Erickson mentioned an incident in the auditorium this past winter when a woman in a wheelchair came to see the high school musical. There was a difficult situation with her seating, and it was potentially dangerous. Since then, the auditorium is closed to public events.
A woman from the audience commented, “I was there that night, and something very serious could have happened. I saw firsthand the importance of having our school buildings ADA compliant.”
“In a year, we have probably six students in wheelchairs due to injuries and other causes,” said Erickson. “To say they cannot participate in the same things as all the other students, we can’t do that. We do have permanently disabled students coming up [to high school] and we have to be able to provide them an equitable education.”
On another topic, Jeff Thomas asked, “In the past we’ve had to pay health insurance for retired employees and that is a drain on the budget. Is that still the case and how much is owed?”
“We have three years left until the large group who retired and were guaranteed eight years of insurance are moved off the retiree insurance plan,” said Erickson.
Loras Winders, director of business and finance, said 20 people remain on the plan and four will be removed from it this year, five next year, and the final 11 will be moved off the year after that. The total cost this year for these past employees is $270,000.
Thomas asked if this could happen in the future.
“We changed our retirement plan so the district will never be in that position again,” said Erickson.
Erickson was asked to explain why the tax rate will go up the first year of the referendum and the mil rate will go down the second and third years.
“It’s because our property tax is directly related to our property value,” she answered. “The projection is for property values to go up, and that lowers the mil rate.”
A woman inquired about the list of programs that would be eliminated over three years, if the referendum fails. She noted with concern that they include agriculture and music.
“The board would be faced with these difficult decisions, and they are not looking forward to it,” said Erickson. “The list of things to be eliminated was based on everything that is not required for graduation.”
School board president Steve Christianson said the potential restructuring plans for high school ADA compliance include improvements for both the agriculture and music areas.

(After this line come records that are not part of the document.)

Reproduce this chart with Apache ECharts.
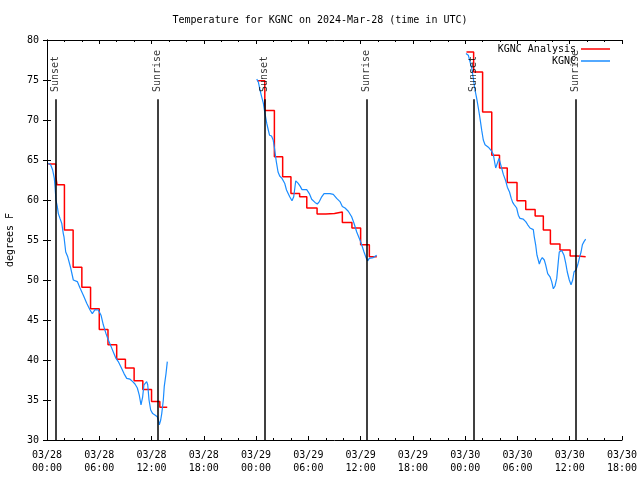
<!DOCTYPE html>
<html><head><meta charset="utf-8">
<script src="https://cdn.jsdelivr.net/npm/echarts@6/dist/echarts.min.js"></script>
<style>html,body{margin:0;padding:0;background:#fff}#c{width:640px;height:480px}</style>
</head><body><div id="c"></div>
<script>
// x values are hours after 2024-03-28 00:00 UTC
const titleText = 'Temperature for KGNC on 2024-Mar-28 (time in UTC)';
const yName = 'degrees F';
const startUTC = Date.UTC(2024, 2, 28);
const xMin = 0, xMax = 66, xStep = 6;
const yMin = 30, yMax = 80, yStep = 5;

// KGNC Analysis (hourly steps)
const anaT1 = [0.15, 1.0, 1.15, 2.0, 3.0, 4.0, 5.0, 6.0, 7.0, 8.0, 9.0, 10.0, 11.0, 12.0, 12.95, 13.8];
const anaV1 = [64.5, 63.0, 61.9, 56.25, 51.6, 49.1, 46.4, 43.8, 41.9, 40.1, 39.0, 37.4, 36.3, 34.8, 34.1, 34.1];
const anaT2 = [24.1, 25.0, 26.1, 27.05, 28.0, 29.0, 29.82, 31.0, 32.0, 33.0, 33.9, 35.0, 36.0, 37.0, 37.85];
const anaV2 = [74.9, 71.2, 65.4, 62.9, 60.8, 60.4, 59.0, 58.25, 58.3, 58.5, 57.2, 56.5, 54.4, 52.9, 52.9];
const anaT3 = [48.15, 48.97, 50.0, 51.05, 51.94, 52.83, 53.95, 54.95, 56.03, 56.97, 57.78, 58.88, 60.05, 60.9, 61.83];
const anaV3 = [78.5, 76.0, 71.0, 65.6, 64.0, 62.2, 59.9, 58.8, 58.0, 56.25, 54.5, 53.75, 53.0, 52.9, 52.9];

// KGNC observations
const obsT1 = [0.15,0.42,0.65,0.84,0.92,1.03,1.18,1.30,1.49,1.69,1.87,1.95,2.15,2.38,2.56,2.72,3.02,3.48,3.79,4.17,4.56,4.94,5.2,5.51,5.89,6.2,6.46,6.77,7.04,7.35,7.61,7.92,8.18,8.46,8.84,9.15,9.53,9.84,10.1,10.37,10.59,10.79,10.98,11.13,11.44,11.56,11.71,11.9,12.13,12.43,12.66,12.78,12.89,13.05,13.17,13.35,13.46,13.66,13.81];
const obsV1 = [64.6,64.4,63.75,62.7,61.7,60.0,59.2,58.3,57.7,57.1,55.8,55.4,53.5,52.9,52.8,51.5,50.0,49.8,49.0,48.1,47.1,46.25,45.8,46.3,46.25,45.6,44.4,43.3,42.5,41.7,41.0,40.2,39.8,39.2,38.3,37.7,37.6,37.3,37.0,36.5,35.6,34.4,35.4,36.9,37.3,36.9,35.0,33.75,33.3,33.1,32.9,32.5,31.9,32.5,33.3,35.0,36.7,38.3,39.8];
const obsT2 = [24.07,24.25,24.45,24.64,24.83,25.02,25.22,25.4,25.54,25.77,25.96,26.11,26.23,26.32,26.52,26.71,26.97,27.28,27.49,27.86,28.12,28.32,28.55,28.81,29.07,29.27,29.81,30.11,30.38,30.76,31.03,31.26,31.53,31.8,32.48,32.86,33.25,33.63,33.9,34.21,34.58,34.97,35.24,35.55,35.85,36.12,36.39,36.62,36.81,36.99,37.45,37.84];
const obsV2 = [75.1,74.8,73.75,72.9,72.1,70.8,69.6,68.75,68.1,68.0,67.5,66.5,65.5,64.8,63.5,63.0,62.7,62.1,61.25,60.4,59.9,60.4,62.4,62.1,61.7,61.3,61.3,60.8,60.1,59.7,59.5,59.8,60.4,60.8,60.8,60.7,60.2,59.8,59.2,59.0,58.6,57.9,57.1,56.0,55.2,54.4,53.5,52.8,52.4,52.7,52.8,53.1];
const obsT3 = [48.09,48.36,48.55,48.75,48.93,49.13,49.32,49.51,49.7,49.9,50.08,50.28,50.66,51.04,51.23,51.34,51.5,51.69,51.88,52.11,52.38,52.65,52.84,53.09,53.29,53.45,53.64,53.91,54.1,54.29,54.67,54.95,55.18,55.44,55.82,55.93,56.09,56.24,56.39,56.51,56.67,56.85,57.08,57.24,57.47,57.74,57.93,58.12,58.31,58.51,58.69,58.8,59.08,59.34,59.54,59.72,59.95,60.15,60.34,60.49,60.72,60.92,61.1,61.3,61.45,61.64,61.83];
const obsV3 = [78.3,78.1,77.3,76.5,75.2,73.75,72.7,71.5,70.2,68.7,67.5,66.9,66.6,66.1,65.7,65.0,64.0,64.6,65.2,64.3,63.2,62.4,61.6,61.0,60.2,59.7,59.4,59.0,58.1,57.7,57.6,57.3,56.9,56.5,56.3,55.4,54.4,53.1,52.5,52.0,52.5,52.8,52.5,51.9,50.8,50.4,49.8,48.9,49.25,50.2,52.3,53.5,53.7,53.1,52.1,51.0,50.0,49.4,50.0,51.0,51.25,51.9,52.7,53.5,54.4,54.8,55.1];

// Sunset / sunrise times
const sunT = [0.95, 12.66, 24.94, 36.65, 48.93, 60.64];
const sunNames = ['Sunset', 'Sunrise', 'Sunset', 'Sunrise', 'Sunset', 'Sunrise'];

const FONT = 'DejaVu Sans Mono';
const lineTop = 72.6, labelBase = 73.5;
const RED = '#ff0000', BLUE = '#1a8cff';

const zip = (t, v) => t.map((x, i) => [x, v[i]]);
const pad = n => String(n).padStart(2, '0');
const fmtX = v => {
  const d = new Date(startUTC + v * 3600e3);
  return pad(d.getUTCMonth() + 1) + '/' + pad(d.getUTCDate()) + '\n' + pad(d.getUTCHours()) + ':' + pad(d.getUTCMinutes());
};

const anaSegs = [zip(anaT1, anaV1), zip(anaT2, anaV2), zip(anaT3, anaV3)];
const obsSegs = [zip(obsT1, obsV1), zip(obsT2, obsV2), zip(obsT3, obsV3)];

const series = [];
anaSegs.forEach(d => series.push({
  name: 'KGNC Analysis', type: 'line', step: 'end', data: d, symbol: 'none',
  lineStyle: { color: RED, width: 1.5 }, itemStyle: { color: RED }, z: 3
}));
obsSegs.forEach(d => series.push({
  name: 'KGNC', type: 'line', data: d, symbol: 'none',
  lineStyle: { color: BLUE, width: 1.2 }, itemStyle: { color: BLUE }, z: 4
}));
series.push({
  name: 'sun', type: 'scatter', symbolSize: 0, z: 5,
  data: sunT.map((t, i) => ({ name: sunNames[i], value: [t, labelBase] })),
  label: {
    show: true, position: 'inside', rotate: 90, align: 'left', verticalAlign: 'middle',
    formatter: p => p.name, color: '#000', fontFamily: FONT, fontSize: 10
  },
  markLine: {
    silent: true, symbol: ['none', 'none'], label: { show: false },
    lineStyle: { color: '#000', width: 1.5, type: 'solid' },
    data: sunT.map(t => [{ coord: [t, yMin] }, { coord: [t, lineTop] }])
  }
});

const xBase = {
  type: 'value', min: xMin, max: xMax, interval: xStep,
  axisLine: { show: true, lineStyle: { color: '#000', width: 1 } },
  axisTick: { show: true, inside: true, length: 4, lineStyle: { color: '#000' } },
  minorTick: { show: true, splitNumber: 3, length: 2, lineStyle: { color: '#000' } },
  splitLine: { show: false }
};
const yBase = {
  type: 'value', min: yMin, max: yMax, interval: yStep,
  axisLine: { show: true, lineStyle: { color: '#000', width: 1 } },
  axisTick: { show: true, inside: true, length: 4, lineStyle: { color: '#000' } },
  splitLine: { show: false }
};

const legendCommon = {
  orient: 'vertical', right: 30, align: 'right', padding: 0,
  icon: 'rect', itemWidth: 29, itemHeight: 1.5, selectedMode: false,
  textStyle: { fontFamily: FONT, fontSize: 10, color: '#000' }
};

const chart = echarts.init(document.getElementById('c'), null, { renderer: 'canvas' });
chart.setOption({
  animation: false,
  backgroundColor: '#fff',
  title: {
    text: titleText, left: 'center', top: 10,
    textStyle: { fontFamily: FONT, fontSize: 10, fontWeight: 'normal', color: '#000' }
  },
  legend: [
    Object.assign({}, legendCommon, { top: 44, data: [{ name: 'KGNC Analysis', itemStyle: { color: RED } }] }),
    Object.assign({}, legendCommon, { top: 56, data: [{ name: 'KGNC', itemStyle: { color: BLUE } }] })
  ],
  grid: { left: 47, right: 18, top: 40, bottom: 40, containLabel: false, outerBoundsMode: 'none' },
  xAxis: [
    Object.assign({}, xBase, {
      position: 'bottom',
      axisLabel: { formatter: fmtX, fontFamily: FONT, fontSize: 10, color: '#000', lineHeight: 13, margin: 9 }
    }),
    Object.assign({}, xBase, { position: 'top', axisLabel: { show: false } })
  ],
  yAxis: [
    Object.assign({}, yBase, {
      position: 'left', name: yName, nameLocation: 'middle', nameGap: 32, nameRotate: 90,
      nameTextStyle: { fontFamily: FONT, fontSize: 10, color: '#000' },
      axisLabel: { fontFamily: FONT, fontSize: 10, color: '#000', margin: 8 }
    }),
    Object.assign({}, yBase, { position: 'right', axisLabel: { show: false } })
  ],
  series: series
});
</script>
</body></html>
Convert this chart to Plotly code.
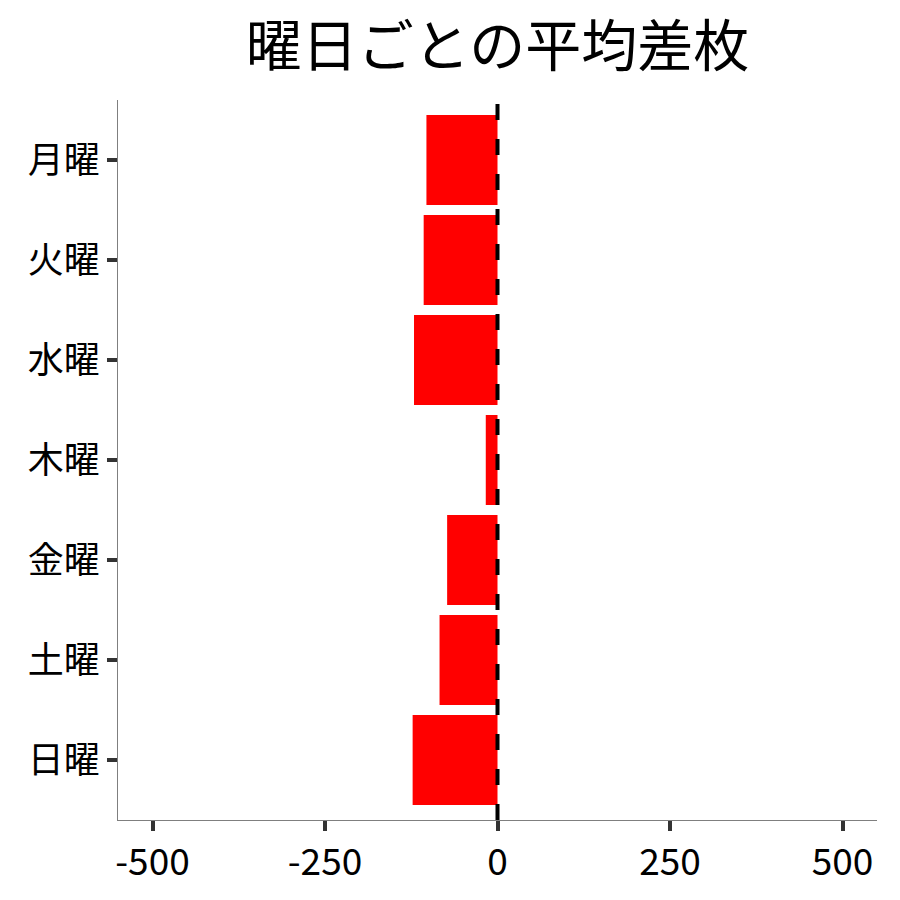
import plotly.graph_objects as go

days = ["月曜", "火曜", "水曜", "木曜", "金曜", "土曜", "日曜"]
avg_diff = [-103, -107, -121, -17, -73, -84, -123]
x_ticks = [-500, -250, 0, 250, 500]
x_tick_labels = ["-500", "-250", "0", "250", "500"]

FONT = "Noto Sans CJK JP"

fig = go.Figure()
fig.add_trace(go.Bar(
    x=avg_diff, y=days, orientation="h",
    marker=dict(color="#FF0000", line=dict(width=0)),
    width=0.9, showlegend=False,
))

fig.add_shape(type="line", xref="x", yref="paper", x0=0, x1=0, y0=0, y1=1,
              line=dict(color="black", width=4, dash="16px,19px"), layer="above")

fig.update_layout(
    width=900, height=900,
    paper_bgcolor="white", plot_bgcolor="white",
    margin=dict(l=110, r=31, t=92, b=88),
    font=dict(family=FONT, color="black"),
    title=dict(text="曜日ごとの平均差枚", font=dict(family=FONT, size=56, color="black"),
               x=0.5, xref="paper", xanchor="center", y=1 - 38 / 900, yref="container",
               yanchor="middle"),
    bargap=0.1,
)
fig.update_xaxes(
    range=[-550, 550], tickvals=x_ticks, ticktext=x_tick_labels,
    showgrid=False, zeroline=False, showline=True, linecolor="#7f7f7f", linewidth=1,
    ticks="outside", ticklen=10, tickwidth=3.5, tickcolor="#333333",
    tickfont=dict(family=FONT, size=37, color="black"),
)
fig.update_yaxes(
    categoryorder="array", categoryarray=days, autorange=False, range=[6.6, -0.6],
    showgrid=False, zeroline=False, showline=True, linecolor="#7f7f7f", linewidth=1,
    ticks="outside", ticklen=10, tickwidth=3.5, tickcolor="#333333",
    tickfont=dict(family=FONT, size=36, color="black"),
)

fig.write_html("out.html")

“We have to remember that we are in an open enrollment situation and have to make our programs appealing,” he said. “We’re doing the very best we can, but it will be very difficult without this referendum.”
Spurley asked the board members and administrators, “How do you feel our curriculum stacks up compared to other schools in the area?”
“Except for the shortage of things like track and swim team, I think we’re a pretty impressive district,” said Christianson.
“I feel we’re above the bar in technology,” said board member Chad Hahn.
School board member Darla Burton noted that Iowa–Grant is one of the first to take advantage of new programs such as Project Lead the Way.
Erickson pointed out that, in addition to Advanced Placement classes, the high school now offers courses in English and Physics for which students earn university credits. “We are always providing for our students to make the next connection in their lives,” she said.
“As one who is new to this district and familiar with other districts, I feel the quality of some of our programs is amazing,” said Iowa–Grant Elementary/Middle School Principal Tom Whitford. “What is offered in this building is amazing, and I hope we can make these changes for the high school to catch up.”
“As you can see from the charts and figures, we have gone down in both revenue and state aid,” said Erickson. “Referendum money is really keeping the district afloat.”